One of the ladies from the community, a quiet old grandmother who didn’t pray in tongues very much, asked my mother if I could come to her house, just to get out of mine now and then. She started picking me up every Tuesday afternoon. I went to her house and met her dog, Josie: a geriatric blind mutt who would sometimes whine in fear if the nice lady was quiet for too long,  because the dog couldn’t see her, and was afraid she’d been abandoned. And the nice lady would talk to calm Josie. And Josie would be all right again.
At the nice old lady’s house, we would do crafts. We made dollhouse furniture out of old boxes, fabric, beads and paint. I loved dollhouses. They were my favorite kind of toy. We talked about dollhouses instead of God.
Sometimes we’d go out and tend her koi fish in the artificial pond. She’d never given them names before, so I got to name them like Adam naming all the creatures in Eden. In early spring we scrubbed out the rubber lining of the pond so the fish could go from inside the house to outside, and I talked about how I wished I could work in a zoo because I liked caring for animals.

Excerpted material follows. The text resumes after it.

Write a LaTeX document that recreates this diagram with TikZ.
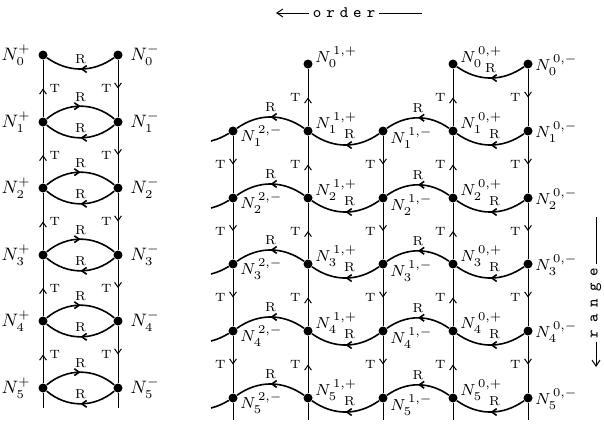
\documentclass[tikz,border=0pt]{standalone}
\usepackage{tikz}
\usepackage{amsmath}
\usetikzlibrary{positioning,arrows.meta,decorations.markings}

\tikzset{
  dot/.style={circle,fill,inner sep=0pt,minimum size=4.5pt},
  nlab/.style={font=\small,inner sep=1pt},
  nlabr/.style={font=\footnotesize,inner sep=1pt,anchor=base west},
  tlab/.style={font=\fontsize{6}{7}\selectfont,inner sep=1pt},
  rlab/.style={font=\fontsize{6.5}{7}\selectfont,inner sep=1pt},
  flow/.style={postaction={decorate},decoration={markings,
    mark=at position 0.5 with {\arrow{Straight Barb[length=2.4pt,width=3.4pt]}}}},
  tedge/.style={flow,line width=0.5pt},
  rcurve/.style={flow,line width=0.8pt},
  axislab/.style={font=\footnotesize\ttfamily,inner sep=1.5pt}
}

\begin{document}
\begin{tikzpicture}[x=0.5pt,y=0.5pt]
\useasboundingbox (0,0) rectangle (604,425);
% left ladder
\node[dot] (p0) at (43,370) {};
\node[dot] (m0) at (118,370) {};
\node[dot] (p1) at (43,303) {};
\node[dot] (m1) at (118,303) {};
\node[dot] (p2) at (43,237) {};
\node[dot] (m2) at (118,237) {};
\node[dot] (p3) at (43,170) {};
\node[dot] (m3) at (118,170) {};
\node[dot] (p4) at (43,104) {};
\node[dot] (m4) at (118,104) {};
\node[dot] (p5) at (43,37) {};
\node[dot] (m5) at (118,37) {};
\coordinate (pb) at (43,17);
\coordinate (mb) at (118,17);
\node[nlab,left=2.5pt of p0] (np0) {$N_0^+$};
\node[nlab,right=2.5pt of m0] (nm0) {$N_0^-$};
\node[nlab,left=2.5pt of p1] (np1) {$N_1^+$};
\node[nlab,right=2.5pt of m1] (nm1) {$N_1^-$};
\node[nlab,left=2.5pt of p2] (np2) {$N_2^+$};
\node[nlab,right=2.5pt of m2] (nm2) {$N_2^-$};
\node[nlab,left=2.5pt of p3] (np3) {$N_3^+$};
\node[nlab,right=2.5pt of m3] (nm3) {$N_3^-$};
\node[nlab,left=2.5pt of p4] (np4) {$N_4^+$};
\node[nlab,right=2.5pt of m4] (nm4) {$N_4^-$};
\node[nlab,left=2.5pt of p5] (np5) {$N_5^+$};
\node[nlab,right=2.5pt of m5] (nm5) {$N_5^-$};
\draw[tedge] (p1) -- node[tlab,right=2pt] (tp1) {T} (p0);
\draw[tedge] (p2) -- node[tlab,right=2pt] (tp2) {T} (p1);
\draw[tedge] (p3) -- node[tlab,right=2pt] (tp3) {T} (p2);
\draw[tedge] (p4) -- node[tlab,right=2pt] (tp4) {T} (p3);
\draw[tedge] (p5) -- node[tlab,right=2pt] (tp5) {T} (p4);
\draw[line width=0.5pt] (p5) -- (pb);
\draw[tedge] (m0) -- node[tlab,left=2pt] (tm1) {T} (m1);
\draw[tedge] (m1) -- node[tlab,left=2pt] (tm2) {T} (m2);
\draw[tedge] (m2) -- node[tlab,left=2pt] (tm3) {T} (m3);
\draw[tedge] (m3) -- node[tlab,left=2pt] (tm4) {T} (m4);
\draw[tedge] (m4) -- node[tlab,left=2pt] (tm5) {T} (m5);
\draw[line width=0.5pt] (m5) -- (mb);
\draw[rcurve] (m0) to[bend left=35] node[rlab,above=1pt] (rd0) {R} (p0);
\draw[rcurve] (p1) to[bend left=40] node[rlab,above=1pt] (ru1) {R} (m1);
\draw[rcurve] (m1) to[bend left=40] node[rlab,above=1pt] (rd1) {R} (p1);
\draw[rcurve] (p2) to[bend left=40] node[rlab,above=1pt] (ru2) {R} (m2);
\draw[rcurve] (m2) to[bend left=40] node[rlab,above=1pt] (rd2) {R} (p2);
\draw[rcurve] (p3) to[bend left=40] node[rlab,above=1pt] (ru3) {R} (m3);
\draw[rcurve] (m3) to[bend left=40] node[rlab,above=1pt] (rd3) {R} (p3);
\draw[rcurve] (p4) to[bend left=40] node[rlab,above=1pt] (ru4) {R} (m4);
\draw[rcurve] (m4) to[bend left=40] node[rlab,above=1pt] (rd4) {R} (p4);
\draw[rcurve] (p5) to[bend left=40] node[rlab,above=1pt] (ru5) {R} (m5);
\draw[rcurve] (m5) to[bend left=40] node[rlab,above=1pt] (rd5) {R} (p5);
% right lattice
\node[dot] (b0) at (308,361) {};
\node[dot] (d0) at (453,361) {};
\node[dot] (e0) at (528,361) {};
\node[dot] (a1) at (233,294) {};
\node[dot] (b1) at (308,294) {};
\node[dot] (c1) at (383,294) {};
\node[dot] (d1) at (453,294) {};
\node[dot] (e1) at (528,294) {};
\node[dot] (a2) at (233,227) {};
\node[dot] (b2) at (308,227) {};
\node[dot] (c2) at (383,227) {};
\node[dot] (d2) at (453,227) {};
\node[dot] (e2) at (528,227) {};
\node[dot] (a3) at (233,161) {};
\node[dot] (b3) at (308,161) {};
\node[dot] (c3) at (383,161) {};
\node[dot] (d3) at (453,161) {};
\node[dot] (e3) at (528,161) {};
\node[dot] (a4) at (233,94) {};
\node[dot] (b4) at (308,94) {};
\node[dot] (c4) at (383,94) {};
\node[dot] (d4) at (453,94) {};
\node[dot] (e4) at (528,94) {};
\node[dot] (a5) at (233,27) {};
\node[dot] (b5) at (308,27) {};
\node[dot] (c5) at (383,27) {};
\node[dot] (d5) at (453,27) {};
\node[dot] (e5) at (528,27) {};
\coordinate (ab) at (233,5);
\coordinate (bb) at (308,5);
\coordinate (cb) at (383,5);
\coordinate (db) at (453,5);
\coordinate (eb) at (528,5);
\coordinate (t1) at (211,284);
\coordinate (t2) at (211,217);
\coordinate (t3) at (211,151);
\coordinate (t4) at (211,84);
\coordinate (t5) at (211,17);
\node[nlabr] (nb0) at ([yshift=1pt]b0.east) {$N_0^{\,1,+}$};
\node[nlabr] (nd0) at ([yshift=1pt]d0.east) {$N_0^{\,0,+}$};
\node[nlabr] (ne0) at ([yshift=-3pt]e0.east) {$N_0^{\,0,-}$};
\node[nlabr] (na1) at ([yshift=-5pt]a1.east) {$N_1^{\,2,-}$};
\node[nlabr] (nb1) at ([yshift=1.5pt]b1.east) {$N_1^{\,1,+}$};
\node[nlabr] (nc1) at ([yshift=-6pt]c1.east) {$N_1^{\,1,-}$};
\node[nlabr] (nd1) at ([yshift=1.5pt]d1.east) {$N_1^{\,0,+}$};
\node[nlabr] (ne1) at ([yshift=-3pt]e1.east) {$N_1^{\,0,-}$};
\node[nlabr] (na2) at ([yshift=-5pt]a2.east) {$N_2^{\,2,-}$};
\node[nlabr] (nb2) at ([yshift=1.5pt]b2.east) {$N_2^{\,1,+}$};
\node[nlabr] (nc2) at ([yshift=-6pt]c2.east) {$N_2^{\,1,-}$};
\node[nlabr] (nd2) at ([yshift=1.5pt]d2.east) {$N_2^{\,0,+}$};
\node[nlabr] (ne2) at ([yshift=-3pt]e2.east) {$N_2^{\,0,-}$};
\node[nlabr] (na3) at ([yshift=-5pt]a3.east) {$N_3^{\,2,-}$};
\node[nlabr] (nb3) at ([yshift=1.5pt]b3.east) {$N_3^{\,1,+}$};
\node[nlabr] (nc3) at ([yshift=-6pt]c3.east) {$N_3^{\,1,-}$};
\node[nlabr] (nd3) at ([yshift=1.5pt]d3.east) {$N_3^{\,0,+}$};
\node[nlabr] (ne3) at ([yshift=-3pt]e3.east) {$N_3^{\,0,-}$};
\node[nlabr] (na4) at ([yshift=-5pt]a4.east) {$N_4^{\,2,-}$};
\node[nlabr] (nb4) at ([yshift=1.5pt]b4.east) {$N_4^{\,1,+}$};
\node[nlabr] (nc4) at ([yshift=-6pt]c4.east) {$N_4^{\,1,-}$};
\node[nlabr] (nd4) at ([yshift=1.5pt]d4.east) {$N_4^{\,0,+}$};
\node[nlabr] (ne4) at ([yshift=-3pt]e4.east) {$N_4^{\,0,-}$};
\node[nlabr] (na5) at ([yshift=-5pt]a5.east) {$N_5^{\,2,-}$};
\node[nlabr] (nb5) at ([yshift=1.5pt]b5.east) {$N_5^{\,1,+}$};
\node[nlabr] (nc5) at ([yshift=-6pt]c5.east) {$N_5^{\,1,-}$};
\node[nlabr] (nd5) at ([yshift=1.5pt]d5.east) {$N_5^{\,0,+}$};
\node[nlabr] (ne5) at ([yshift=-3pt]e5.east) {$N_5^{\,0,-}$};
% vertical T lines
\draw[tedge] (a1) -- node[tlab,left=2.5pt] (ta2) {T} (a2);
\draw[tedge] (a2) -- node[tlab,left=2.5pt] (ta3) {T} (a3);
\draw[tedge] (a3) -- node[tlab,left=2.5pt] (ta4) {T} (a4);
\draw[tedge] (a4) -- node[tlab,left=2.5pt] (ta5) {T} (a5);
\draw[line width=0.5pt] (a5) -- (ab);
\draw[tedge] (b1) -- node[tlab,left=2.5pt] (tb1) {T} (b0);
\draw[tedge] (b2) -- node[tlab,left=2.5pt] (tb2) {T} (b1);
\draw[tedge] (b3) -- node[tlab,left=2.5pt] (tb3) {T} (b2);
\draw[tedge] (b4) -- node[tlab,left=2.5pt] (tb4) {T} (b3);
\draw[tedge] (b5) -- node[tlab,left=2.5pt] (tb5) {T} (b4);
\draw[line width=0.5pt] (b5) -- (bb);
\draw[tedge] (c1) -- node[tlab,left=2.5pt] (tc2) {T} (c2);
\draw[tedge] (c2) -- node[tlab,left=2.5pt] (tc3) {T} (c3);
\draw[tedge] (c3) -- node[tlab,left=2.5pt] (tc4) {T} (c4);
\draw[tedge] (c4) -- node[tlab,left=2.5pt] (tc5) {T} (c5);
\draw[line width=0.5pt] (c5) -- (cb);
\draw[tedge] (d1) -- node[tlab,left=2.5pt] (td1) {T} (d0);
\draw[tedge] (d2) -- node[tlab,left=2.5pt] (td2) {T} (d1);
\draw[tedge] (d3) -- node[tlab,left=2.5pt] (td3) {T} (d2);
\draw[tedge] (d4) -- node[tlab,left=2.5pt] (td4) {T} (d3);
\draw[tedge] (d5) -- node[tlab,left=2.5pt] (td5) {T} (d4);
\draw[line width=0.5pt] (d5) -- (db);
\draw[tedge] (e0) -- node[tlab,left=2.5pt] (te1) {T} (e1);
\draw[tedge] (e1) -- node[tlab,left=2.5pt] (te2) {T} (e2);
\draw[tedge] (e2) -- node[tlab,left=2.5pt] (te3) {T} (e3);
\draw[tedge] (e3) -- node[tlab,left=2.5pt] (te4) {T} (e4);
\draw[tedge] (e4) -- node[tlab,left=2.5pt] (te5) {T} (e5);
\draw[line width=0.5pt] (e5) -- (eb);
% R waves
\draw[rcurve] (e0) to[bend left=35] node[rlab,above=1pt] (rde0) {R} (d0);
\draw[line width=0.8pt] (a1) to[out=-150,in=15] (t1);
\draw[rcurve] (b1) to[out=145,in=35] node[rlab,above=1pt] (rab1) {R} (a1);
\draw[rcurve] (c1) to[out=-145,in=-35] node[rlab,above=1.5pt,xshift=2pt] (rbc1) {R} (b1);
\draw[rcurve] (d1) to[out=145,in=35] node[rlab,above=1pt] (rcd1) {R} (c1);
\draw[rcurve] (e1) to[out=-145,in=-35] node[rlab,above=1.5pt,xshift=2pt] (rde1) {R} (d1);
\draw[line width=0.8pt] (a2) to[out=-150,in=15] (t2);
\draw[rcurve] (b2) to[out=145,in=35] node[rlab,above=1pt] (rab2) {R} (a2);
\draw[rcurve] (c2) to[out=-145,in=-35] node[rlab,above=1.5pt,xshift=2pt] (rbc2) {R} (b2);
\draw[rcurve] (d2) to[out=145,in=35] node[rlab,above=1pt] (rcd2) {R} (c2);
\draw[rcurve] (e2) to[out=-145,in=-35] node[rlab,above=1.5pt,xshift=2pt] (rde2) {R} (d2);
\draw[line width=0.8pt] (a3) to[out=-150,in=15] (t3);
\draw[rcurve] (b3) to[out=145,in=35] node[rlab,above=1pt] (rab3) {R} (a3);
\draw[rcurve] (c3) to[out=-145,in=-35] node[rlab,above=1.5pt,xshift=2pt] (rbc3) {R} (b3);
\draw[rcurve] (d3) to[out=145,in=35] node[rlab,above=1pt] (rcd3) {R} (c3);
\draw[rcurve] (e3) to[out=-145,in=-35] node[rlab,above=1.5pt,xshift=2pt] (rde3) {R} (d3);
\draw[line width=0.8pt] (a4) to[out=-150,in=15] (t4);
\draw[rcurve] (b4) to[out=145,in=35] node[rlab,above=1pt] (rab4) {R} (a4);
\draw[rcurve] (c4) to[out=-145,in=-35] node[rlab,above=1.5pt,xshift=2pt] (rbc4) {R} (b4);
\draw[rcurve] (d4) to[out=145,in=35] node[rlab,above=1pt] (rcd4) {R} (c4);
\draw[rcurve] (e4) to[out=-145,in=-35] node[rlab,above=1.5pt,xshift=2pt] (rde4) {R} (d4);
\draw[line width=0.8pt] (a5) to[out=-150,in=15] (t5);
\draw[rcurve] (b5) to[out=145,in=35] node[rlab,above=1pt] (rab5) {R} (a5);
\draw[rcurve] (c5) to[out=-145,in=-35] node[rlab,above=1.5pt,xshift=2pt] (rbc5) {R} (b5);
\draw[rcurve] (d5) to[out=145,in=35] node[rlab,above=1pt] (rcd5) {R} (c5);
\draw[rcurve] (e5) to[out=-145,in=-35] node[rlab,above=1.5pt,xshift=2pt] (rde5) {R} (d5);
% axis words
\node[axislab] (order) at (344,412) {o\kern2.5pt r\kern2.5pt d\kern2.5pt e\kern2.5pt r};
\coordinate (ordl) at (276,412);
\coordinate (ordr) at (422,412);
\draw[line width=0.5pt,-{Straight Barb[length=3pt,width=4pt]}] (order.west) -- (ordl);
\draw[line width=0.5pt] (order.east) -- (ordr);
\node[axislab,rotate=90] (range) at (596,122) {r\kern3.5pt a\kern3.5pt n\kern3.5pt g\kern3.5pt e};
\coordinate (rngt) at (596,208);
\coordinate (rngb) at (596,58);
\draw[line width=0.5pt] (range.east) -- (rngt);
\draw[line width=0.5pt,-{Straight Barb[length=3pt,width=4pt]}] (range.west) -- (rngb);
\end{tikzpicture}
\end{document}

Sometimes she took me to a movie. I got to see Jumanji with her. My parents fretted afterwards because they were afraid that the supernatural happenings might trigger my OCD, but they didn’t.  Jumanji wasn’t real. You weren’t required to believe in the constant danger or be blaspheming the Holy Spirit. You could just laugh. That made it cathartic.

After awhile, she didn’t come back to the Community prayer meetings. I don’t know when I first missed her.

Awhile longer, and the cult broke up entirely.
If there is a Spirit of God, I think the Spirit was in the nice old lady who eventually left the Charismatic community.
I know the Spirit because I saw the dove. I saw the the thing that didn’t hurt. I saw the gentleness, the harmlessness, the compassion. I did not see tongues and hysterics and self-important prophesies that never came true. I saw the blind dog and the nameless koi fish, the crafts and the movies.
I don’t know what the Baptism of the Holy Spirit really is. At this point in my life I don’t want to know.
But I look for God where I see the dove.
And now I’m not afraid of the Gospel anymore.